Do you even archive? Dublab

Welcome to the new era of our Do You Even Archive? Series. Over the next several weeks we will be talking to some of the world’s most prolific, influential and visible online radio stations to learn about how they manage and preserve their ever-growing archives of DJ mixes, live sets, and interviews.

These stations are giving underrepresented artists and DJs a platform to share their music and ideas and are documenting tidal shifts in the global cultural and societal landscape; keeping a daily record of the underground movements existing outside the lines. We think that’s something worth saving so let’s find out how they’re doing it. Part 1 (Radar Radio)

Part 2: Dublab

Collection size: 50TB

You can’t really name web radio without paying due respect to Dublab, the LA based web radio station that’s quickly approaching it’s 20th anniversary.  Built with ingenuity and DIY spirit in 1999 by Mark McNeill and John Buck, Dublab quickly became a focal point for the Southern California scene and a beacon for cash hungry investors. One of the first in the internet radio game, Dublab almost collapsed along with the dotcom bubble that helped bolster its ranks in 2001. But the station held on and continued to grow, quite astonishingly in a successful non-profit that has hubs on three continents and sports a historical roster of artists that trace the LA scene’s widely influential role in electronic music and DIY parties along with cross-cultural collaborations with the likes of Getty, MOMA, Disney, UCLA and many more.

Dublab now thrives by receiving local cultural funds and generous listener donations from around the globe. Like many web radio stations, Dublab exists to serve a community and facilitate its growth, nurturing young and old talent. So with almost 2 decades under their belt and an archive very visible on their website we wanted to find out what happens behind the scenes to kill this history alive for future generations. Executive Director Alejandro Cohen walks us through the Dublab process.

Do you make a focused and consolidated effort to keep an archive of all your shows and preserve them for the long term?
We do indeed make a very clear and focused effort to archive every single thing that goes live on our airwaves.

If you do, why do you archive and preserve your history of broadcasts?
We archive and preserve the history of broadcasts in order to have a complete back catalogue of every show and to give people around the world a chance to broaden their musical knowledge.

What type of content do you broadcast and what from this content do you archive? F.i. you broadcast audio and video but you only store the audio.
We broadcast mainly just audio. There a few shows in which there is a live visual feed along with the audio, in case we archive both.

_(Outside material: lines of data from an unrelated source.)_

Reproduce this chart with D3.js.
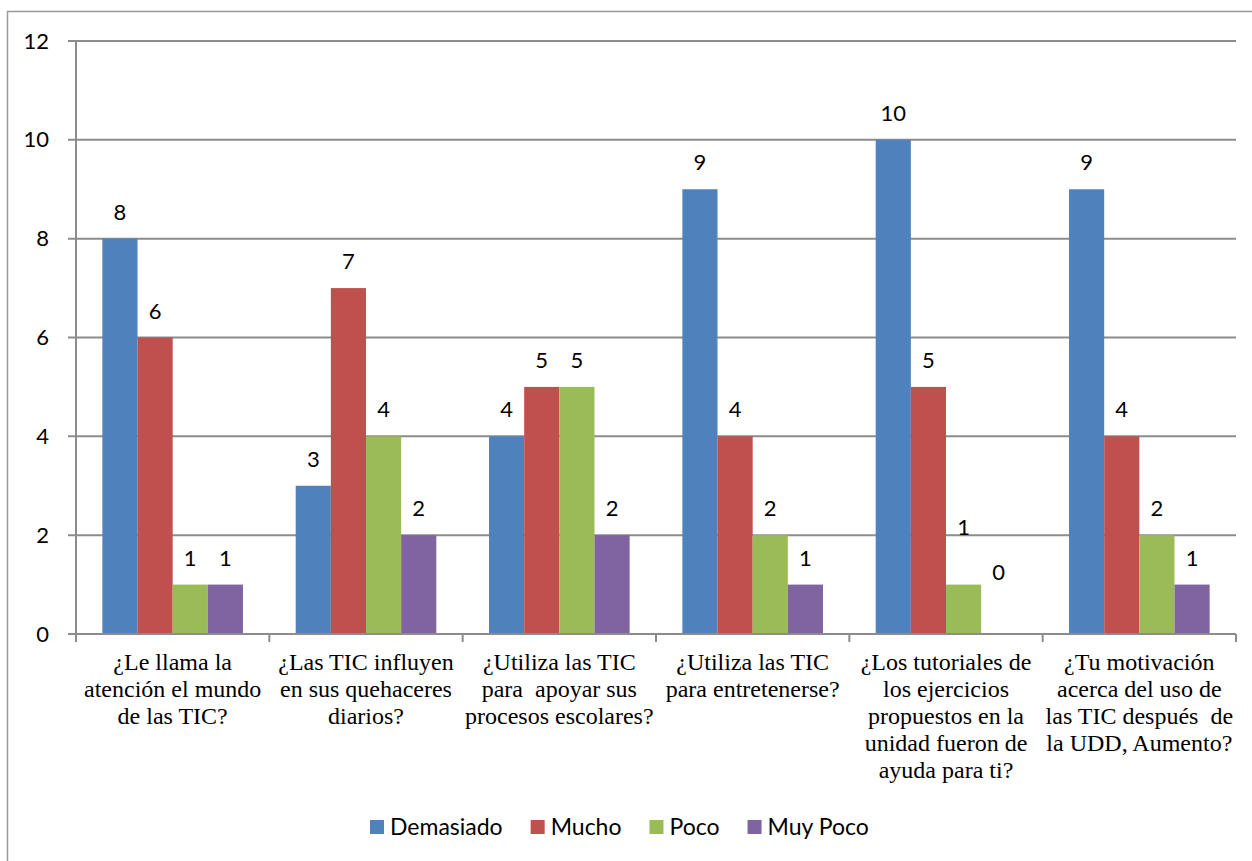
<!DOCTYPE html>
<html>
<head>
<meta charset="utf-8">
<script src="https://cdn.jsdelivr.net/npm/d3@7"></script>
<style>
body { margin: 0; background: #fff; }
text { white-space: pre; }
</style>
</head>
<body>
<div id="chart"></div>
<script>
// category labels, already broken into lines as in the original
const categoryLines = [
    ["¿Le llama la", "atención el mundo", "de las TIC?"],
    ["¿Las TIC influyen", "en sus quehaceres", "diarios?"],
    ["¿Utiliza las TIC", "para  apoyar sus", "procesos escolares?"],
    ["¿Utiliza las TIC", "para entretenerse?"],
    ["¿Los tutoriales de", "los ejercicios", "propuestos en la", "unidad fueron de", "ayuda para ti?"],
    ["¿Tu motivación", "acerca del uso de", "las TIC después  de", "la UDD, Aumento?"]
];
const categories = categoryLines.map(l => l.join(" "));

const seriesNames = ["Demasiado", "Mucho", "Poco", "Muy Poco"];
const demasiado = [8, 3, 4, 9, 10, 9];
const mucho     = [6, 7, 5, 4, 5, 4];
const poco      = [1, 4, 5, 2, 1, 2];
const muyPoco   = [1, 2, 2, 1, 0, 1];
const seriesValues = [demasiado, mucho, poco, muyPoco];

const yTicks = [0, 2, 4, 6, 8, 10, 12];
const colors = ["#4F81BD", "#C0504D", "#9BBB59", "#8064A2"];

// two labels were dragged upward by hand in the original (category-series : px)
const labelLift = { "4-2": 31, "4-3": 35 };

const width = 1252, height = 861;
const plot = { left: 76, right: 1236, top: 41, bottom: 634 };
const gridColor = "#8c8c8c";
const sansFont = "Lato, 'Liberation Sans', sans-serif";

const svg = d3.select("#chart").append("svg")
    .attr("width", width)
    .attr("height", height);

// outer chart frame (runs off the right/bottom edge)
svg.append("rect")
    .attr("x", 7.5).attr("y", 11.5)
    .attr("width", 1300).attr("height", 900)
    .attr("fill", "none")
    .attr("stroke", "#999")
    .attr("stroke-width", 1.5);

const x = d3.scaleBand()
    .domain(categories)
    .range([plot.left, plot.right]);

const xInner = d3.scaleBand()
    .domain(seriesNames)
    .range([0, x.bandwidth()])
    .paddingOuter(0.75);

const y = d3.scaleLinear()
    .domain([0, 12])
    .range([plot.bottom, plot.top]);

// gridlines, including the short tick stubs left of the axis
svg.append("g")
    .selectAll("line")
    .data(yTicks)
    .enter()
    .append("line")
    .attr("x1", plot.left - 8)
    .attr("x2", plot.right)
    .attr("y1", d => y(d))
    .attr("y2", d => y(d))
    .attr("stroke", gridColor)
    .attr("stroke-width", 2);

// y axis labels
const yAxis = svg.append("g")
    .attr("transform", `translate(${plot.left - 27},0)`)
    .call(d3.axisLeft(y).tickValues(yTicks).tickSize(0).tickPadding(0));
yAxis.select(".domain").remove();
yAxis.selectAll("text")
    .attr("font-family", sansFont)
    .attr("font-size", 22)
    .attr("fill", "#000");

// bars
const rows = [];
categories.forEach((c, i) => {
    seriesNames.forEach((s, j) => {
        rows.push({ cat: c, ci: i, series: s, si: j, value: seriesValues[j][i] });
    });
});

svg.append("g")
    .selectAll("rect")
    .data(rows)
    .enter()
    .append("rect")
    .attr("x", d => x(d.cat) + xInner(d.series))
    .attr("y", d => y(d.value))
    .attr("width", xInner.bandwidth())
    .attr("height", d => y(0) - y(d.value))
    .attr("fill", d => colors[d.si]);

// axes lines on top of bars
svg.append("line")
    .attr("x1", plot.left).attr("x2", plot.left)
    .attr("y1", plot.top).attr("y2", plot.bottom + 8)
    .attr("stroke", gridColor).attr("stroke-width", 2);

svg.append("line")
    .attr("x1", plot.left - 8).attr("x2", plot.right)
    .attr("y1", plot.bottom).attr("y2", plot.bottom)
    .attr("stroke", gridColor).attr("stroke-width", 2);

const xTickPos = categories.map(c => x(c)).concat([plot.right]);
svg.append("g")
    .selectAll("line")
    .data(xTickPos)
    .enter()
    .append("line")
    .attr("x1", d => d).attr("x2", d => d)
    .attr("y1", plot.bottom).attr("y2", plot.bottom + 8)
    .attr("stroke", gridColor).attr("stroke-width", 2);

// data labels
svg.append("g")
    .selectAll("text")
    .data(rows)
    .enter()
    .append("text")
    .attr("x", d => x(d.cat) + xInner(d.series) + xInner.bandwidth() / 2)
    .attr("y", d => y(d.value) - 19 - (labelLift[d.ci + "-" + d.si] || 0))
    .attr("text-anchor", "middle")
    .attr("font-family", sansFont)
    .attr("font-size", 22)
    .attr("fill", "#000")
    .text(d => d.value);

// category labels
svg.append("g")
    .selectAll("text")
    .data(categories)
    .enter()
    .append("text")
    .attr("text-anchor", "middle")
    .attr("font-family", "'Liberation Serif', 'Times New Roman', serif")
    .attr("font-size", 24)
    .attr("fill", "#000")
    .each(function(c, i) {
        const cx = x(c) + x.bandwidth() / 2;
        d3.select(this).selectAll("tspan")
            .data(categoryLines[i])
            .enter()
            .append("tspan")
            .attr("x", cx)
            .attr("y", (line, k) => 670 + k * 27)
            .text(line => line);
    });

// legend
const legend = svg.append("g");
let lx = 370;
seriesNames.forEach((s, j) => {
    legend.append("rect")
        .attr("x", lx).attr("y", 820)
        .attr("width", 14).attr("height", 14)
        .attr("fill", colors[j]);
    const t = legend.append("text")
        .attr("x", lx + 20).attr("y", 835)
        .attr("font-family", sansFont)
        .attr("font-size", 23)
        .attr("fill", "#000")
        .text(s);
    lx += 20 + t.node().getComputedTextLength() + 28;
});
</script>
</body>
</html>
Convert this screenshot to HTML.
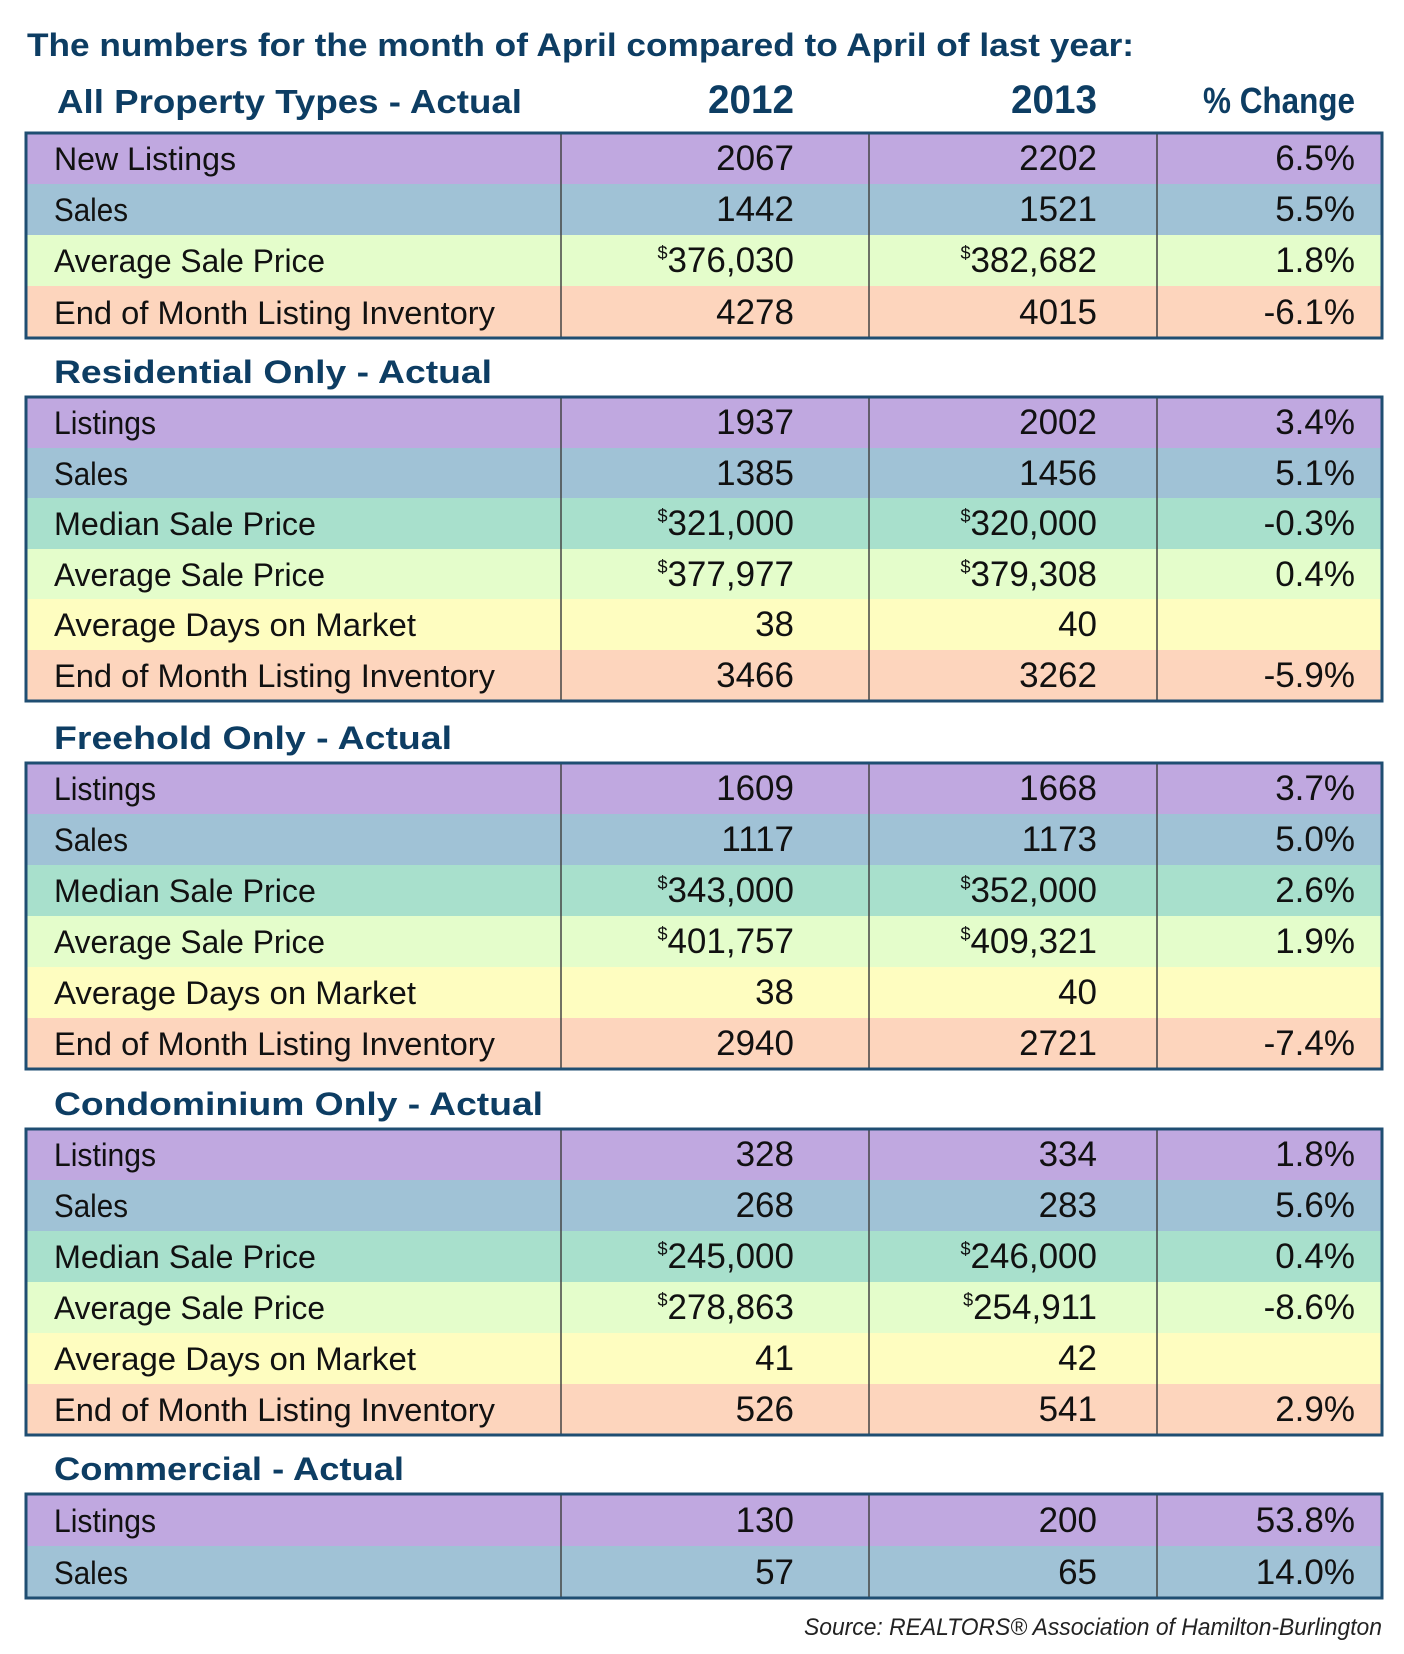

Most of the time though we simply take the audio that went through our stream and archive that.

What platforms and methods do you use to broadcast?
We use our website, our iPhone app, and numerous third party streaming services such as Tunein to broadcast. In our studio everything is simply run through a program called nicecast which talks to our website, and from there streaming services take our mp3 stream and broadcast it on their platform.

How do you retrieve or record the content you broadcast? Where is this content initially saved? And in what file formats?
The content is recorded into a folder on our studio computer titled Nicecast Archives. The files are recorded in as aiff files, and from there we then take them and encode the files to mp3 to upload as archives since aiff files take up so much space on servers.

Do you migrate this material to other platforms for storage and web presentation
We post a selected few archives a week onto mix cloud, and most of our djs share their own programs on soundcloud etc. At the end of each year we back up the entire year of files onto one hard drive to save in the studio, and then one hard drive that is taken off site in order to be extra careful in case of a fire, etc.

What kind of schema do you use for the content’s metadata? What metadata do you always need to have and what is extra? Do you have a fixed vocabulary for genre tags or do you use others’ vocabularies?
In terms of metadata, we encode the title of the show, the artist name, the year, website as dublab.com and then for genre we encode it as “future roots”. We also attach our basic logo in the image section of the metadata.

Do you use any forms of encoding or compression to store your content?
Not really, we just take the aiff and make them into both a wav and a mp3 for archiving purposes.

Do you have any long-term preservation or storage plans that you haven’t achieved / want to achieve?
It would be great to go back through old drives, and make sure every single hour of broadcast is archived since some of the older shows are not up on the site. We started heavily archiving just 3.5 years ago to present.

Have you ever lost material that you were not able to retrieve? Any big lessons learned?

We have indeed lost material due to the program nicecast freaking out, our studio computer shutting off unexpectedly, or random technical errors. The lessons we have learned is to make sure everything is kept tidy and tight on the studio computer, and to make things as seamless as possible in order to prevent any possible issues.